-- start DATA SUPPLIED --

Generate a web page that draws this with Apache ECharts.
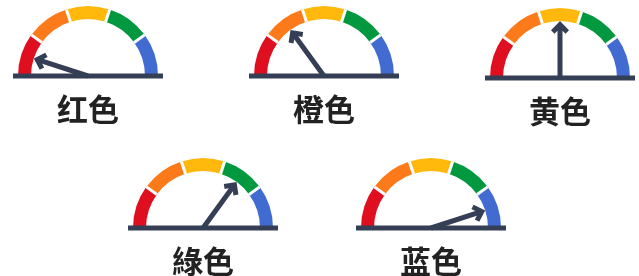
<!DOCTYPE html>
<html>
<head>
<meta charset="utf-8">
<script src="https://cdn.jsdelivr.net/npm/echarts@6/dist/echarts.min.js"></script>
<style>
  html, body {margin: 0; padding: 0; background: #ffffff;}
</style>
</head>
<body>
<div id="colorGauge" style="width: 639px;height: 276px;"></div>
<script>
// gauge names and needle values (0-100, five equal bands)
const gaugeNames = ['红色', '橙色', '黄色', '綠色', '蓝色'];
const gaugeValues = [10, 30, 50, 70, 90];
const bandColors = ['#e00f1f', '#fd7a1b', '#ffb80b', '#02983f', '#416bd1'];

// centre of each gauge in px
const gaugeCenters = [[88, 76], [324, 76], [560, 78], [203, 228], [431, 228]];

const darkColor = '#343f55';
const radius = 70;
const bandWidth = 13;

// arrow needle: shaft + open chevron head, pointing up
const arrowPath = 'path://M9 0L18 9L14.5 12.5L11.5 9.5L11.5 56L6.5 56L6.5 9.5L3.5 12.5L0 9Z';

let series = [];
let graphics = [];
gaugeNames.forEach(function (name, i) {
  series.push({
    type: 'gauge',
    center: gaugeCenters[i],
    radius: radius,
    startAngle: 180,
    endAngle: 0,
    min: 0,
    max: 100,
    splitNumber: 5,
    axisLine: {
      lineStyle: {
        width: bandWidth,
        color: bandColors.map(function (c, k) {
          return [(k + 1) / bandColors.length, c];
        })
      }
    },
    splitLine: {
      distance: -bandWidth,
      length: bandWidth,
      lineStyle: {color: '#ffffff', width: 3}
    },
    axisTick: {show: false},
    axisLabel: {show: false},
    anchor: {show: false},
    pointer: {
      icon: arrowPath,
      length: 57,
      width: 18,
      offsetCenter: [0, 0],
      itemStyle: {color: darkColor}
    },
    title: {
      offsetCenter: [0, 33],
      fontSize: 31,
      fontWeight: 'bold',
      color: '#222222',
      fontFamily: 'Noto Sans CJK SC'
    },
    detail: {show: false},
    data: [{value: gaugeValues[i], name: name}]
  });
  // dark base line under each gauge
  graphics.push({
    type: 'line',
    z: 100,
    shape: {
      x1: gaugeCenters[i][0] - radius - 5,
      y1: gaugeCenters[i][1],
      x2: gaugeCenters[i][0] + radius + 5,
      y2: gaugeCenters[i][1]
    },
    style: {stroke: darkColor, lineWidth: 5}
  });
});

let option = {
  animation: false,
  series: series,
  graphic: graphics
};

let colorGaugeChart = echarts.init(document.getElementById('colorGauge'));
colorGaugeChart.setOption(option);
</script>
</body>
</html>
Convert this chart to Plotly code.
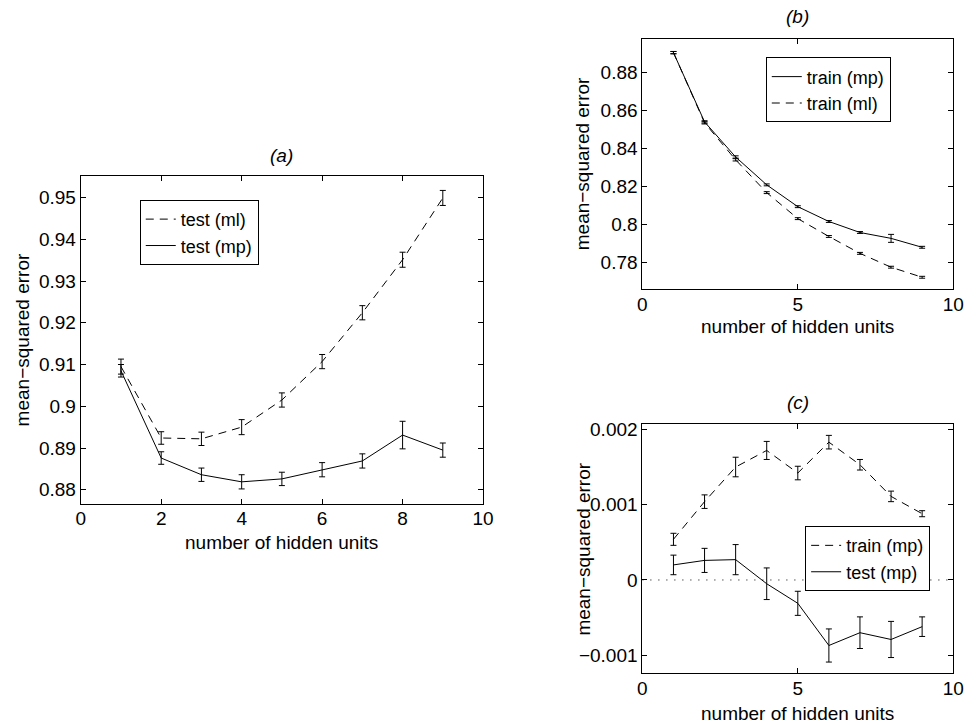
import plotly.graph_objects as go

# ---------------- data ----------------
hidden_units = [1, 2, 3, 4, 5, 6, 7, 8, 9]

# panel (a): test error
a_test_ml = [0.9095, 0.8924, 0.8922, 0.8950, 0.9015, 0.9107, 0.9224, 0.9351, 0.9499]
a_test_ml_err = [0.0018, 0.0015, 0.0016, 0.0018, 0.0017, 0.0017, 0.0017, 0.0018, 0.0018]
a_test_mp = [0.9085, 0.8876, 0.8836, 0.8819, 0.8826, 0.8848, 0.8869, 0.8931, 0.8895]
a_test_mp_err = [0.0015, 0.0015, 0.0016, 0.0017, 0.0016, 0.0017, 0.0017, 0.0033, 0.0017]

# panel (b): train error
b_train_mp = [0.8905, 0.8540, 0.8355, 0.8208, 0.8093, 0.8015, 0.7957, 0.7926, 0.7879]
b_train_mp_err = [0.0006, 0.0006, 0.0006, 0.0005, 0.0005, 0.0005, 0.0005, 0.0021, 0.0005]
b_train_ml = [0.8905, 0.8535, 0.8340, 0.8167, 0.8030, 0.7936, 0.7847, 0.7774, 0.7721]
b_train_ml_err = [0.0006, 0.0006, 0.0006, 0.0005, 0.0005, 0.0005, 0.0005, 0.0005, 0.0005]

# panel (c): differences
c_train_mp = [0.00054, 0.00104, 0.00150, 0.00172, 0.00142, 0.00183, 0.00153, 0.00111, 0.00088]
c_train_mp_err = [0.00008, 0.00009, 0.00013, 0.00012, 0.00009, 0.00009, 0.00007, 0.00007, 0.00004]
c_test_mp = [0.00020, 0.00026, 0.00027, -0.00005, -0.00031, -0.00087, -0.00070, -0.00079, -0.00062]
c_test_mp_err = [0.00013, 0.00016, 0.00020, 0.00021, 0.00016, 0.00022, 0.00021, 0.00024, 0.00013]

a_xticks = [0, 2, 4, 6, 8, 10]
bc_xticks = [0, 5, 10]
a_yticks = [0.88, 0.89, 0.90, 0.91, 0.92, 0.93, 0.94, 0.95]
a_yticklabels = ["0.88", "0.89", "0.9", "0.91", "0.92", "0.93", "0.94", "0.95"]
b_yticks = [0.78, 0.80, 0.82, 0.84, 0.86, 0.88]
b_yticklabels = ["0.78", "0.8", "0.82", "0.84", "0.86", "0.88"]
c_yticks = [-0.001, 0, 0.001, 0.002]
c_yticklabels = ["\u22120.001", "0", "0.001", "0.002"]

# ---------------- layout helpers ----------------
W, H = 977, 725
FONT = "Liberation Sans, Arial, Helvetica, sans-serif"
FS = 19
LFS = 18
DASH = "8px,6px"


def px_x(p):
    return p / W


def px_y(p):
    return (H - p) / H


fig = go.Figure()


def add_series(x, y, err, name, dash, xa, ya, legend):
    fig.add_trace(go.Scatter(
        x=x, y=y, name=name, mode="lines",
        line=dict(color="black", width=1, dash=dash),
        error_y=dict(type="data", array=err, visible=True, color="black",
                     thickness=1, width=3),
        xaxis=xa, yaxis=ya, legend=legend, hoverinfo="skip",
    ))


add_series(hidden_units, a_test_ml, a_test_ml_err, "test (ml)", DASH, "x", "y", "legend")
add_series(hidden_units, a_test_mp, a_test_mp_err, "test (mp)", "solid", "x", "y", "legend")
add_series(hidden_units, b_train_mp, b_train_mp_err, "train (mp)", "solid", "x2", "y2", "legend2")
add_series(hidden_units, b_train_ml, b_train_ml_err, "train (ml)", DASH, "x2", "y2", "legend2")
add_series(hidden_units, c_train_mp, c_train_mp_err, "train (mp)", DASH, "x3", "y3", "legend3")
add_series(hidden_units, c_test_mp, c_test_mp_err, "test (mp)", "solid", "x3", "y3", "legend3")

axis_common = dict(
    showline=True, linecolor="black", linewidth=1, mirror="ticks",
    ticks="inside", ticklen=5, tickwidth=1, tickcolor="black",
    showgrid=False, zeroline=False,
    tickfont=dict(family=FONT, size=FS, color="black"),
)
xaxis_common = dict(axis_common, ticklabelstandoff=-2)

fig.update_layout(
    width=W, height=H,
    margin=dict(l=0, r=0, t=0, b=0),
    paper_bgcolor="white", plot_bgcolor="white",
    font=dict(family=FONT, size=FS, color="black"),
    xaxis=dict(domain=[px_x(77), px_x(486)], range=[0, 10], tickvals=a_xticks,
               anchor="y", **xaxis_common),
    yaxis=dict(domain=[px_y(502), px_y(172)], range=[0.8767, 0.9552],
               tickvals=a_yticks, ticktext=a_yticklabels, anchor="x", **axis_common),
    xaxis2=dict(domain=[px_x(648), px_x(964)], range=[0, 10], tickvals=bc_xticks,
                anchor="y2", **xaxis_common),
    yaxis2=dict(domain=[px_y(286), px_y(34)], range=[0.7659, 0.8978],
                tickvals=b_yticks, ticktext=b_yticklabels, anchor="x2", **axis_common),
    xaxis3=dict(domain=[px_x(648), px_x(964)], range=[0, 10], tickvals=bc_xticks,
                anchor="y3", **xaxis_common),
    yaxis3=dict(domain=[px_y(673), px_y(422)], range=[-0.00124, 0.00207],
                tickvals=c_yticks, ticktext=c_yticklabels, anchor="x3", **axis_common),
)

legend_common = dict(
    bgcolor="white", bordercolor="black", borderwidth=1,
    font=dict(family=FONT, size=LFS, color="black"),
    xanchor="center", yanchor="middle", tracegroupgap=0,
    itemwidth=30,
)
fig.update_layout(
    legend=dict(x=px_x(197.5), y=px_y(229), **legend_common),
    legend2=dict(x=px_x(837), y=px_y(85.5), **legend_common),
    legend3=dict(x=px_x(877), y=px_y(557.5), **legend_common),
)

# dotted zero reference line in panel (c)
fig.add_shape(type="line", xref="x3", yref="y3", x0=0, x1=10, y0=0, y1=0,
              line=dict(color="black", width=1, dash="1px,7px"), layer="below")

# titles and axis labels
def ann(text, x, y, italic=False, angle=0):
    fig.add_annotation(
        text=f"<i>{text}</i>" if italic else text,
        x=px_x(x), y=px_y(y), xref="paper", yref="paper",
        showarrow=False, xanchor="center", yanchor="middle",
        textangle=angle, font=dict(family=FONT, size=FS, color="black"),
    )

ann("(a)", 281.5, 152, italic=True)
ann("(b)", 806, 12, italic=True)
ann("(c)", 806, 400, italic=True)
ann("number of hidden units", 281.5, 541)
ann("number of hidden units", 806, 324)
ann("number of hidden units", 806, 713)
ann("mean\u2212squared error", 18, 337, angle=-90)
ann("mean\u2212squared error", 588, 160, angle=-90)
ann("mean\u2212squared error", 588, 548, angle=-90)

fig.write_html(
    "out.html",
    config={"displayModeBar": False},
    post_script="document.body.style.margin='0';document.body.style.overflow='hidden';",
)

-- end DATA SUPPLIED --

→ EXERCISE DESCRIPTION: Reproduce the data above exactly, but only from the line containing "Convert this chart to Plotly code." through the line containing "hidden_units = [1, 2, 3, 4, 5, 6, 7, 8, 9]"; skip the pictures.

→ EXPECTED ANSWER:
Convert this chart to Plotly code.
import plotly.graph_objects as go

# ---------------- data ----------------
hidden_units = [1, 2, 3, 4, 5, 6, 7, 8, 9]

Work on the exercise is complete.